TASK TO COMPLETE. Transcribe the material exactly. Images do not belong in the copy.

SOURCE DATA.

--- begin ---

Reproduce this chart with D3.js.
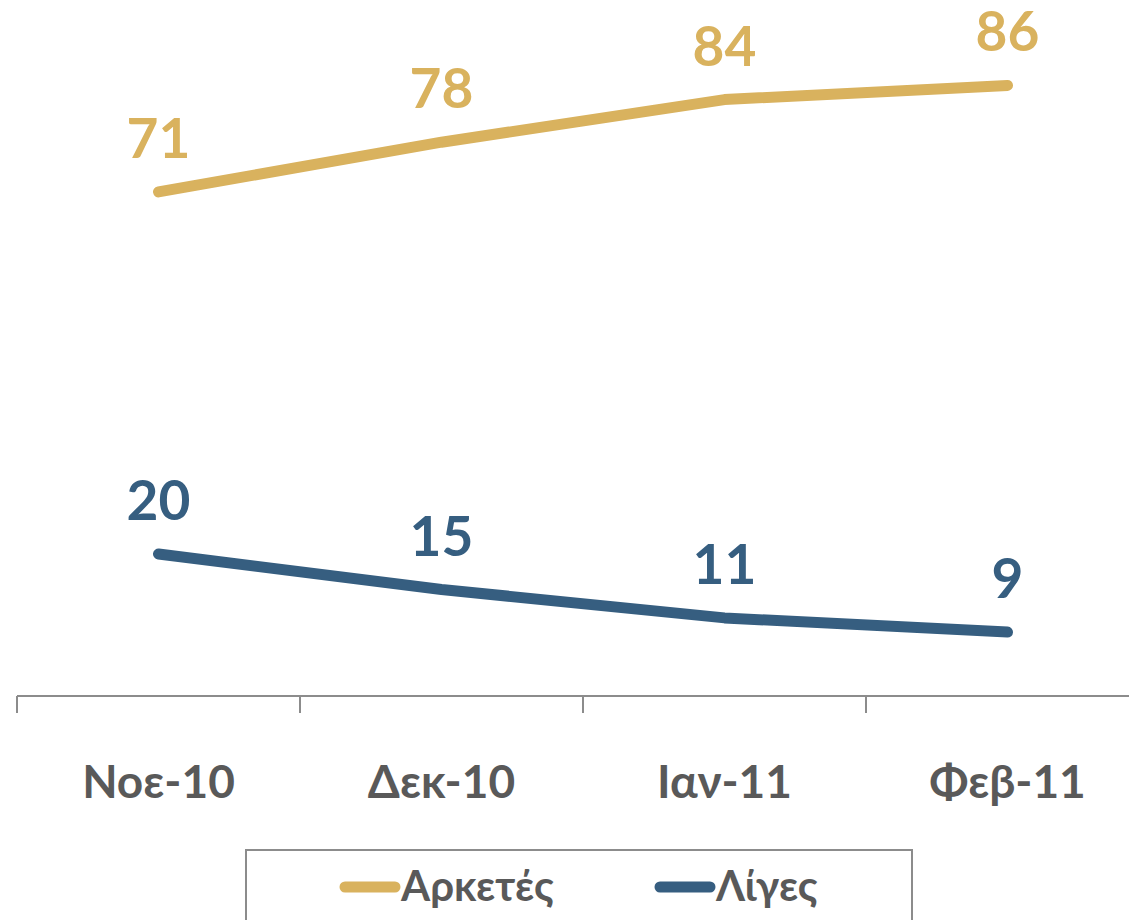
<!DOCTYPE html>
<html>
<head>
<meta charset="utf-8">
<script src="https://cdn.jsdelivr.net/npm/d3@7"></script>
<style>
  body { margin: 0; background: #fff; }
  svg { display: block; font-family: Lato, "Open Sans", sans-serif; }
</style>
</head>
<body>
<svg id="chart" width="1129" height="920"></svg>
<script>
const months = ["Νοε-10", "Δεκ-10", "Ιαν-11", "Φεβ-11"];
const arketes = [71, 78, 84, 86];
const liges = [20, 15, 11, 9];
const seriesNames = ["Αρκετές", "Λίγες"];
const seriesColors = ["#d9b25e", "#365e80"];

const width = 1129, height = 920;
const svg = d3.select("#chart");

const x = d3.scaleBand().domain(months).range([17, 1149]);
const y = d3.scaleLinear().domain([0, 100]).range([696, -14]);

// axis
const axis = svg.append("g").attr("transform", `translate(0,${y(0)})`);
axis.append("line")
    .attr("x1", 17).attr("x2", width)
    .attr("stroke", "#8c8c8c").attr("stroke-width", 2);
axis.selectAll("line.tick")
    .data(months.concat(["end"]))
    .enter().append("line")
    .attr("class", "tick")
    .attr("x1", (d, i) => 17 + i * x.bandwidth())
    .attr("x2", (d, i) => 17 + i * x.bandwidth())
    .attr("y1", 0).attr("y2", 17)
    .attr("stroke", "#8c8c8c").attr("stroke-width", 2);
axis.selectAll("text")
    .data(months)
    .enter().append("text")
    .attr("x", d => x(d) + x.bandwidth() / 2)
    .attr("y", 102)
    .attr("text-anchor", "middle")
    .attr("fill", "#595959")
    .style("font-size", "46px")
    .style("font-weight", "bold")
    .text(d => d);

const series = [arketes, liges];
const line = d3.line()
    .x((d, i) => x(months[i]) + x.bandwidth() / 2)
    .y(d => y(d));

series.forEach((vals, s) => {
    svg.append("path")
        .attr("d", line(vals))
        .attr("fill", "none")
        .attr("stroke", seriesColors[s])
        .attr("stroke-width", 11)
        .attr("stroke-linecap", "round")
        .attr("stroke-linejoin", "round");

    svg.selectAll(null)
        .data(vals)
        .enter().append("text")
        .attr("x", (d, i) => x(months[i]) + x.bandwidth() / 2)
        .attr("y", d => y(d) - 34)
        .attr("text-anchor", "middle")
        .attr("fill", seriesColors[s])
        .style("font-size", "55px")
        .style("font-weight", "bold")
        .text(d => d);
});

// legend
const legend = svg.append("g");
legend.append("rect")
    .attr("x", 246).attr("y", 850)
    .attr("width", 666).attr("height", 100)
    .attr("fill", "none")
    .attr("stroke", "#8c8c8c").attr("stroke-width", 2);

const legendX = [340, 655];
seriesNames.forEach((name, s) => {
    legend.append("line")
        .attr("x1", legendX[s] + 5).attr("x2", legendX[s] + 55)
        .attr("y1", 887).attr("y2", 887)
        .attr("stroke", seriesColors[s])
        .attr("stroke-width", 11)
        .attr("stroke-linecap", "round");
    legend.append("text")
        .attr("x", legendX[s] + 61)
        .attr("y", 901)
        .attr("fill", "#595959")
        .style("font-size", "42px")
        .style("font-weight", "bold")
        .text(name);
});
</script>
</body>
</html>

--- end ---

ANSWER TO THIS PROBLEM.
Reproduce this chart with D3.js.
<!DOCTYPE html>
<html>
<head>
<meta charset="utf-8">
<script src="https://cdn.jsdelivr.net/npm/d3@7"></script>
<style>
  body { margin: 0; background: #fff; }
  svg { display: block; font-family: Lato, "Open Sans", sans-serif; }
</style>
</head>
<body>
<svg id="chart" width="1129" height="920"></svg>
<script>
const months = ["Νοε-10", "Δεκ-10", "Ιαν-11", "Φεβ-11"];
const arketes = [71, 78, 84, 86];
const liges = [20, 15, 11, 9];
const seriesNames = ["Αρκετές", "Λίγες"];
const seriesColors = ["#d9b25e", "#365e80"];

const width = 1129, height = 920;
const svg = d3.select("#chart");

const x = d3.scaleBand().domain(months).range([17, 1149]);
const y = d3.scaleLinear().domain([0, 100]).range([696, -14]);

// axis
const axis = svg.append("g").attr("transform", `translate(0,${y(0)})`);
axis.append("line")
    .attr("x1", 17).attr("x2", width)
    .attr("stroke", "#8c8c8c").attr("stroke-width", 2);
axis.selectAll("line.tick")
    .data(months.concat(["end"]))
    .enter().append("line")
    .attr("class", "tick")
    .attr("x1", (d, i) => 17 + i * x.bandwidth())
    .attr("x2", (d, i) => 17 + i * x.bandwidth())
    .attr("y1", 0).attr("y2", 17)
    .attr("stroke", "#8c8c8c").attr("stroke-width", 2);
axis.selectAll("text")
    .data(months)
    .enter().append("text")
    .attr("x", d => x(d) + x.bandwidth() / 2)
    .attr("y", 102)
    .attr("text-anchor", "middle")
    .attr("fill", "#595959")
    .style("font-size", "46px")
    .style("font-weight", "bold")
    .text(d => d);

const series = [arketes, liges];
const line = d3.line()
    .x((d, i) => x(months[i]) + x.bandwidth() / 2)
    .y(d => y(d));

series.forEach((vals, s) => {
    svg.append("path")
        .attr("d", line(vals))
        .attr("fill", "none")
        .attr("stroke", seriesColors[s])
        .attr("stroke-width", 11)
        .attr("stroke-linecap", "round")
        .attr("stroke-linejoin", "round");

    svg.selectAll(null)
        .data(vals)
        .enter().append("text")
        .attr("x", (d, i) => x(months[i]) + x.bandwidth() / 2)
        .attr("y", d => y(d) - 34)
        .attr("text-anchor", "middle")
        .attr("fill", seriesColors[s])
        .style("font-size", "55px")
        .style("font-weight", "bold")
        .text(d => d);
});

// legend
const legend = svg.append("g");
legend.append("rect")
    .attr("x", 246).attr("y", 850)
    .attr("width", 666).attr("height", 100)
    .attr("fill", "none")
    .attr("stroke", "#8c8c8c").attr("stroke-width", 2);

const legendX = [340, 655];
seriesNames.forEach((name, s) => {
    legend.append("line")
        .attr("x1", legendX[s] + 5).attr("x2", legendX[s] + 55)
        .attr("y1", 887).attr("y2", 887)
        .attr("stroke", seriesColors[s])
        .attr("stroke-width", 11)
        .attr("stroke-linecap", "round");
    legend.append("text")
        .attr("x", legendX[s] + 61)
        .attr("y", 901)
        .attr("fill", "#595959")
        .style("font-size", "42px")
        .style("font-weight", "bold")
        .text(name);
});
</script>
</body>
</html>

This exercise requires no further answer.